10 min read

Shared Parental Leave and Pay

These days, the Government has a new name for Paternity Leave; they now call it Shared Parental Leave (SPL), and since April 2015 there are new rules in place that make it a whole lot more flexible. 

A young couple cradle their newborn.

You’ll be able to split up to 52 weeks’ parental leave and 39 weeks’ pay between you and your partner. So long as your employer approves, you can parcel the leave in up to three separate blocks to suit your family’s needs. It also gives Mum the freedom to return to work earlier and hand over the leftover allowance to Dad, should she wish – you can even switch back if you change your mind.

There are some rules and limits, for example, it has to be Mum who takes the first two weeks’ off after the baby arrives. To find out how it works, take a look at GOV.UK.

Before the baby is born

Dads now have the right to take unpaid time off work to accompany their partner to up to two antenatal appointments.

Are you eligible for Ordinary Paternity Leave?

You can take either one or two weeks consecutive time off to support Mum and baby after the birth, so long as you’re classed as an employee. To qualify, you must have been with your employer for at least 26 weeks, either by:

  • The end of the 15th week before the start of the week when the baby is due; or
  • The end of the week that you are told you’ve been matched with your child for adoption.

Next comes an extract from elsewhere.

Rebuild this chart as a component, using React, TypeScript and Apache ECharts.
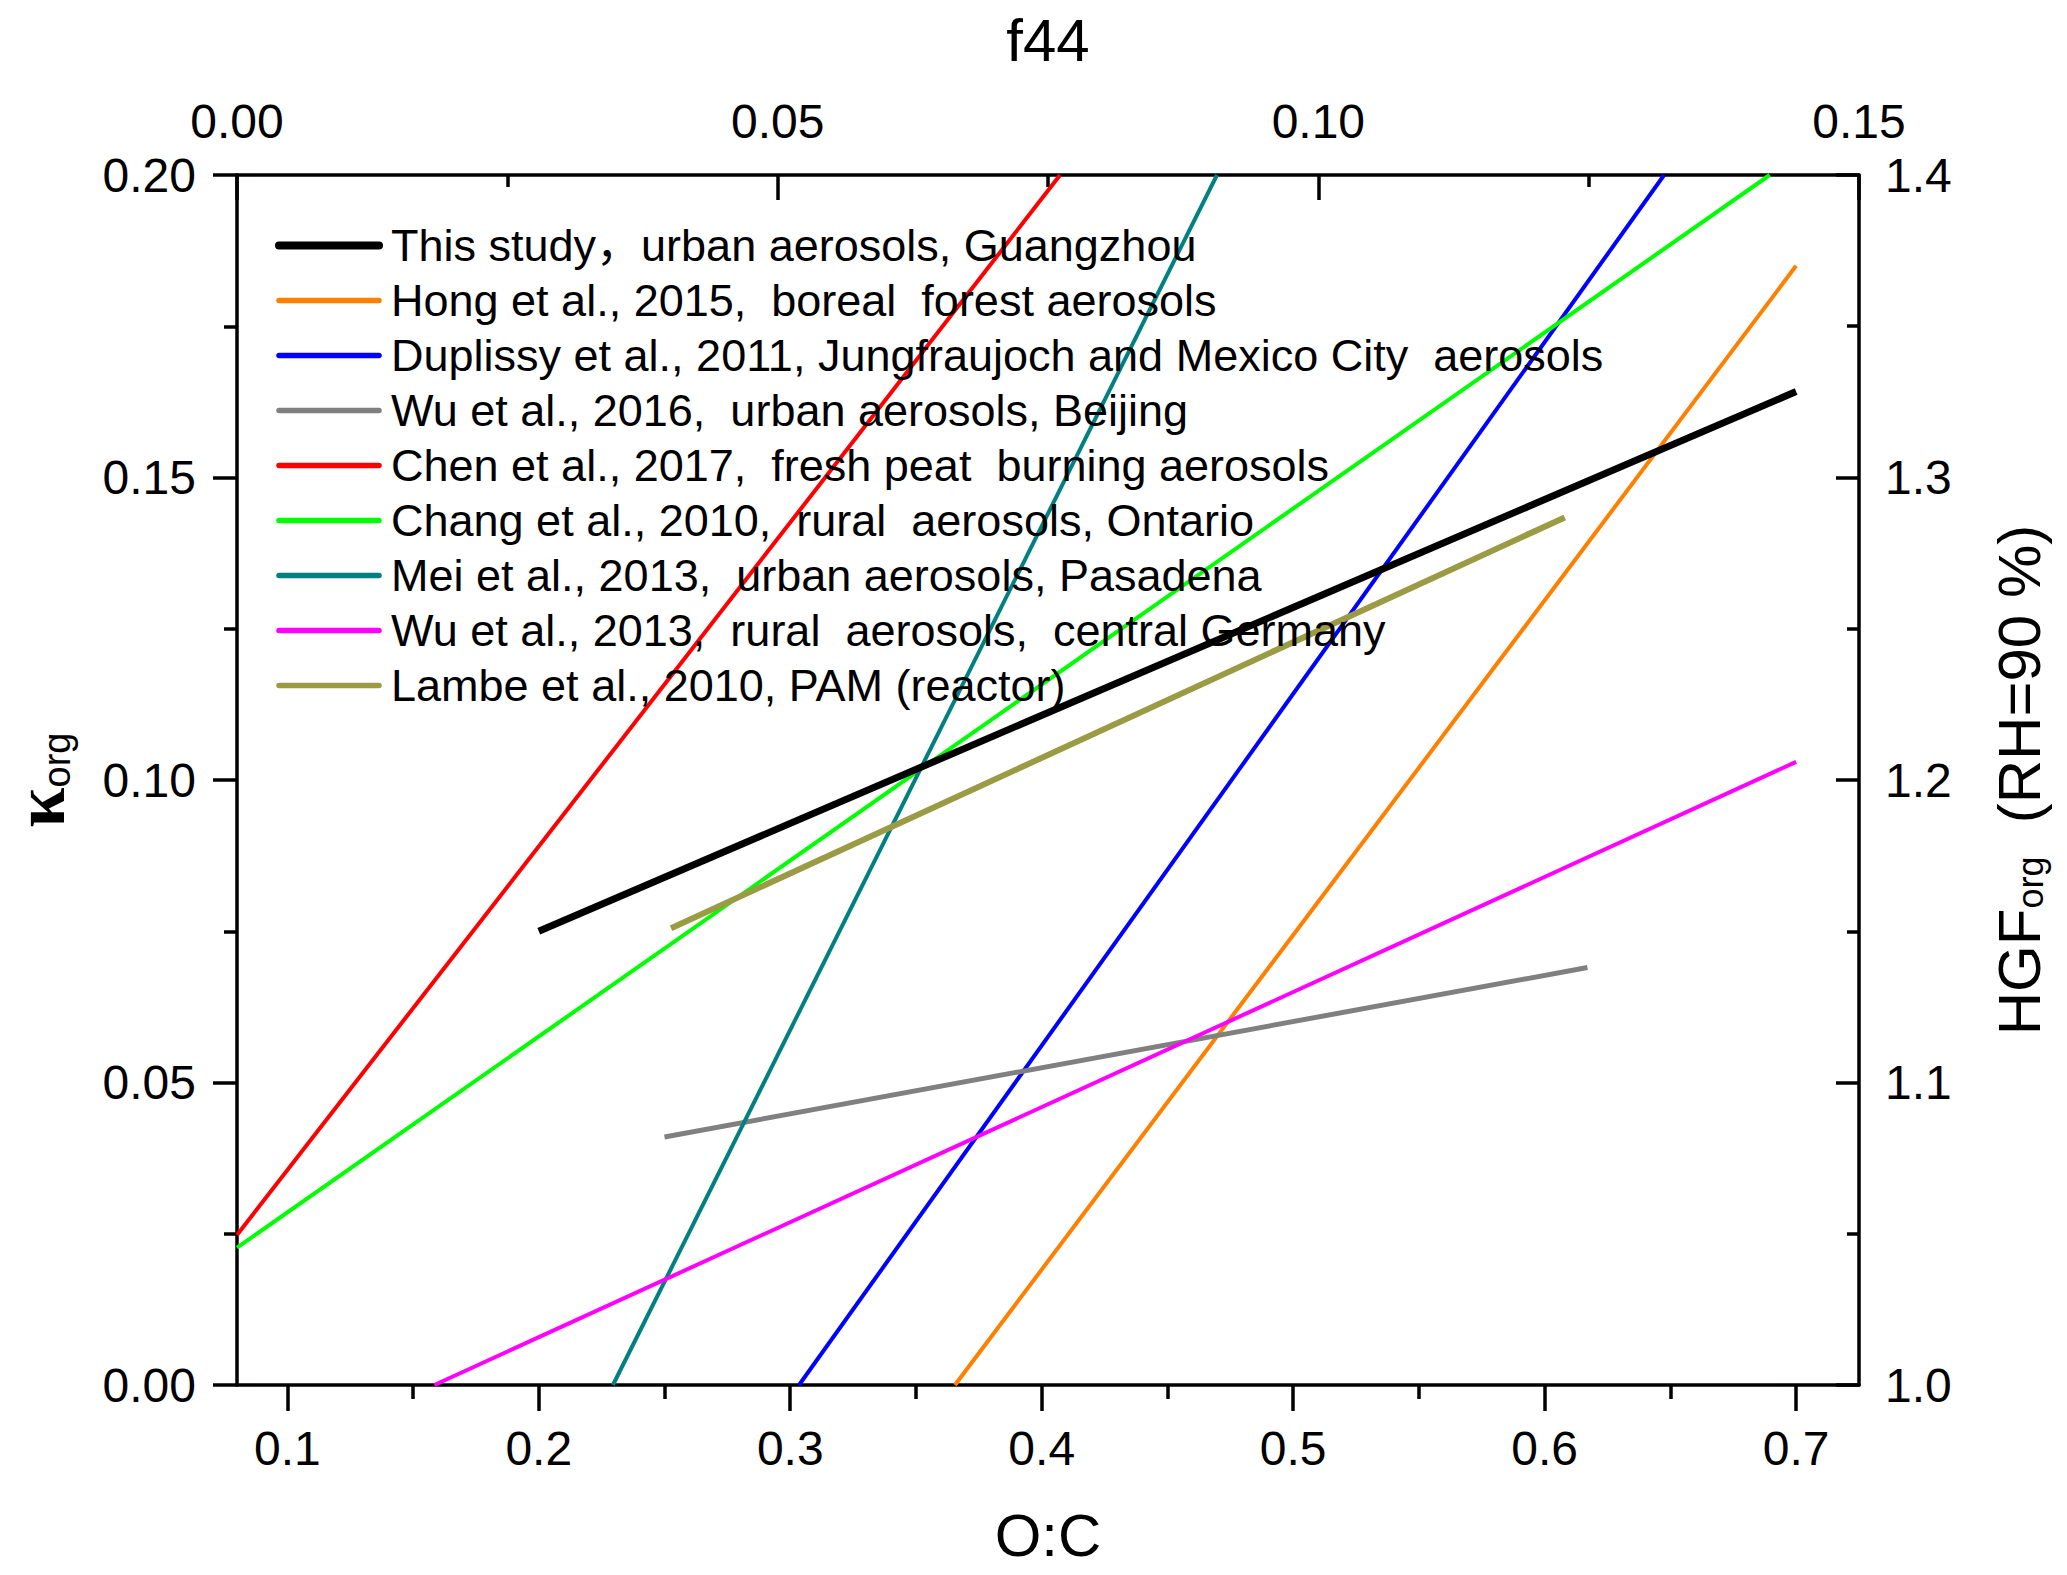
import React, { useEffect, useRef } from "react";
import * as echarts from "echarts";

// ---------- data ----------
const SERIES_NAMES = [
  "This study，urban aerosols, Guangzhou",
  "Hong et al., 2015,  boreal  forest aerosols",
  "Duplissy et al., 2011, Jungfraujoch and Mexico City  aerosols",
  "Wu et al., 2016,  urban aerosols, Beijing",
  "Chen et al., 2017,  fresh peat  burning aerosols",
  "Chang et al., 2010,  rural  aerosols, Ontario",
  "Mei et al., 2013,  urban aerosols, Pasadena",
  "Wu et al., 2013,  rural  aerosols,  central Germany",
  "Lambe et al., 2010, PAM (reactor)",
];

// [O:C, kappa_org] end points of each fitted line
const THIS_STUDY = [[0.2, 0.075], [0.7, 0.1642]];
const HONG_2015 = [[0.3655, 0], [0.7, 0.185]];
const DUPLISSY_2011 = [[0.3035, 0], [0.6475, 0.2]];
const WU_2016 = [[0.25, 0.041], [0.617, 0.069]];
const CHEN_2017 = [[0.08, 0.0248], [0.4073, 0.2]];
const CHANG_2010 = [[0.08, 0.0227], [0.6895, 0.2]];
const MEI_2013 = [[0.2295, 0], [0.4697, 0.2]];
const WU_2013 = [[0.1585, 0], [0.7, 0.103]];
const LAMBE_2010 = [[0.2526, 0.0755], [0.608, 0.1434]];

const SERIES_DATA = [
  THIS_STUDY,
  HONG_2015,
  DUPLISSY_2011,
  WU_2016,
  CHEN_2017,
  CHANG_2010,
  MEI_2013,
  WU_2013,
  LAMBE_2010,
];

// axis ranges / ticks
const OC_RANGE = [0.08, 0.725];
const OC_TICKS = [0.1, 0.2, 0.3, 0.4, 0.5, 0.6, 0.7];
const OC_MINOR_TICKS = [0.15, 0.25, 0.35, 0.45, 0.55, 0.65];
const F44_RANGE = [0, 0.15];
const F44_STEP = 0.05;
const KAPPA_RANGE = [0, 0.2];
const KAPPA_STEP = 0.05;
const HGF_RANGE = [1.0, 1.4];
const HGF_STEP = 0.1;

// ---------- styles ----------
const SERIES_COLORS = [
  "#000000",
  "#FF8000",
  "#0000FF",
  "#808080",
  "#FF0000",
  "#00FF00",
  "#008080",
  "#FF00FF",
  "#9B9B45",
];
const SERIES_WIDTHS = [7, 4, 4, 5, 4, 4, 4, 4, 6];

const FONT = "'Liberation Sans', 'Noto Sans CJK SC', Arial, sans-serif";
const BLACK = "#000";
const AXIS_W = 3.5;

export default function App() {
  const ref = useRef<HTMLDivElement>(null);

  useEffect(() => {
    if (!ref.current) return;
    const chart = echarts.init(ref.current, null, { renderer: "svg" });

    const lineStyle = { color: BLACK, width: AXIS_W };

    const option: any = {
      animation: false,
      backgroundColor: "#ffffff",
      textStyle: { fontFamily: FONT, color: BLACK },
      grid: {
        left: 237,
        right: 208,
        top: 175,
        bottom: 190,
        containLabel: false,
        outerBoundsMode: "none",
      },
      legend: {
        show: true,
        orient: "vertical",
        left: 270,
        top: 218,
        itemWidth: 100,
        itemHeight: 14,
        itemGap: 10,
        selectedMode: false,
        itemStyle: { opacity: 0, borderWidth: 0 },
        textStyle: {
          fontSize: 45,
          color: BLACK,
          fontFamily: FONT,
          padding: [0, 0, 0, 7],
        },
        lineStyle: { width: 5.5, cap: "round" },
        data: SERIES_NAMES.map((n, i) =>
          i === 0 ? { name: n, lineStyle: { width: 8, cap: "round" } } : n
        ),
      },
      xAxis: [
        {
          type: "value",
          position: "bottom",
          min: OC_RANGE[0],
          max: OC_RANGE[1],
          name: "O:C",
          nameLocation: "middle",
          nameGap: 120,
          nameMoveOverlap: false,
          nameTextStyle: { fontSize: 60, color: BLACK, fontFamily: FONT },
          axisLine: { show: true, onZero: false, lineStyle },
          axisTick: {
            show: true,
            inside: false,
            length: 26,
            customValues: OC_TICKS,
            lineStyle,
          },
          axisLabel: {
            show: true,
            customValues: OC_TICKS,
            margin: 39,
            fontSize: 48,
            color: BLACK,
            fontFamily: FONT,
            formatter: (v: number) => v.toFixed(1),
          },
          splitLine: { show: false },
        },
        {
          type: "value",
          position: "top",
          min: F44_RANGE[0],
          max: F44_RANGE[1],
          interval: F44_STEP,
          name: "f44",
          nameLocation: "middle",
          nameGap: 105,
          nameMoveOverlap: false,
          nameTextStyle: { fontSize: 60, color: BLACK, fontFamily: FONT },
          axisLine: { show: true, onZero: false, lineStyle },
          axisTick: { show: true, inside: true, length: 25, lineStyle },
          minorTick: { show: true, splitNumber: 2, length: 12, lineStyle },
          axisLabel: {
            show: true,
            margin: 30,
            fontSize: 48,
            color: BLACK,
            fontFamily: FONT,
            formatter: (v: number) => v.toFixed(2),
          },
          splitLine: { show: false },
          minorSplitLine: { show: false },
        },
        {
          type: "value",
          position: "bottom",
          min: OC_RANGE[0],
          max: OC_RANGE[1],
          axisLine: { show: false, onZero: false },
          axisTick: {
            show: true,
            inside: false,
            length: 14,
            customValues: OC_MINOR_TICKS,
            lineStyle,
          },
          axisLabel: { show: false },
          splitLine: { show: false },
        },
      ],
      yAxis: [
        {
          type: "value",
          position: "left",
          min: KAPPA_RANGE[0],
          max: KAPPA_RANGE[1],
          interval: KAPPA_STEP,
          name: "{k|κ}{s|org}",
          nameLocation: "middle",
          nameGap: 161,
          nameMoveOverlap: false,
          nameTextStyle: {
            color: BLACK,
            rich: {
              k: {
                fontSize: 72,
                lineHeight: 72,
                fontFamily: "'Liberation Serif', 'DejaVu Serif', serif",
                fontWeight: "bold",
                color: BLACK,
              },
              s: {
                fontSize: 38,
                lineHeight: 22,
                fontFamily: FONT,
                verticalAlign: "bottom",
                color: BLACK,
              },
            },
          },
          axisLine: { show: true, onZero: false, lineStyle },
          axisTick: { show: true, inside: false, length: 24, lineStyle },
          minorTick: { show: true, splitNumber: 2, length: 13, lineStyle },
          axisLabel: {
            show: true,
            margin: 41,
            fontSize: 48,
            color: BLACK,
            fontFamily: FONT,
            formatter: (v: number) => v.toFixed(2),
          },
          splitLine: { show: false },
          minorSplitLine: { show: false },
        },
        {
          type: "value",
          position: "right",
          min: HGF_RANGE[0],
          max: HGF_RANGE[1],
          interval: HGF_STEP,
          name: "{a|HGF}{s|org}{a|  (RH=90 %)}",
          nameLocation: "middle",
          nameGap: 130,
          nameMoveOverlap: false,
          nameTextStyle: {
            color: BLACK,
            rich: {
              a: { fontSize: 60, fontFamily: FONT, color: BLACK },
              s: {
                fontSize: 36,
                fontFamily: FONT,
                verticalAlign: "bottom",
                color: BLACK,
              },
            },
          },
          axisLine: { show: true, onZero: false, lineStyle },
          axisTick: { show: true, inside: true, length: 23, lineStyle },
          minorTick: { show: true, splitNumber: 2, length: 12, lineStyle },
          axisLabel: {
            show: true,
            margin: 26,
            fontSize: 48,
            color: BLACK,
            fontFamily: FONT,
            formatter: (v: number) => v.toFixed(1),
          },
          splitLine: { show: false },
          minorSplitLine: { show: false },
        },
      ],
      series: SERIES_NAMES.map((name, i) => ({
        type: "line",
        name,
        xAxisIndex: 0,
        yAxisIndex: 0,
        data: SERIES_DATA[i],
        symbol: "none",
        showSymbol: false,
        silent: true,
        clip: true,
        lineStyle: { color: SERIES_COLORS[i], width: SERIES_WIDTHS[i] },
        itemStyle: { color: SERIES_COLORS[i] },
        emphasis: { disabled: true },
        z: i === 0 ? 3 : 2,
      })),
    };

    chart.setOption(option);
    return () => {
      chart.dispose();
    };
  }, []);

  return (
    <div
      ref={ref}
      style={{
        position: "absolute",
        left: 0,
        top: 0,
        width: "2067px",
        height: "1575px",
        background: "#fff",
      }}
    />
  );
}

Ordinary Paternity Leave is in addition to your contracted holiday entitlement, so you shouldn’t lose any of your annual holiday.

If you don’t qualify, you’ll still be able to take parental leave but this will be unpaid. You’ll need to let your employer know 21 days before the week that your baby is due that you expect to take parental leave for the birth. This date is not set in stone for births so if you have given the correct notice, you can still take your parental leave and be at the birth even if your baby arrives early or late!

The same rules apply if you’re adopting a child but the criteria for employment status and duration apply from the end of the week you’re notified that you’re matched with a child.

When can you take your leave?

Ordinary Paternity Leave has to be taken all in one go and can’t be spread over different weeks or taken in odd days. You’ll need to finish your leave before your baby is 56 days old.

Like your partner’s Maternity Leave, you’ll need to give your employer notice at least 15 weeks before the beginning of the week your baby is due.

You should confirm details of when your baby is due, if you want to take one or two weeks off and when you want it to start. You might also need to give proof that you’re entitled to it. If your employer requests notice in writing, you can fill in a Form SC3 (Becoming a birth parent) which works as a self-certification.

“Paternity pay is not considered a benefit so unfortunately is taxed in the normal way.”

How much do you get?

Your employer will pay you a statutory weekly flat rate of £139.58 or  90% of your average weekly earnings if you get paid less than this. This calculation is based on your gross pay. As Paternity Pay is classed as replacement earnings for employment income and is not considered a state benefit, it will be subject to tax and National Insurance in the usual way.

However, bear in mind that this is only the statutory amount – your employer might be generous and offer more money or time off.

You’ll need to give your employer at least 28 days’ notice if you want to change the date that your Paternity Pay starts.

Note: Whilst we take care to ensure Talking Finance content is accurate at the time of publication, individual circumstances can differ so please don’t rely on it when making financial decisions.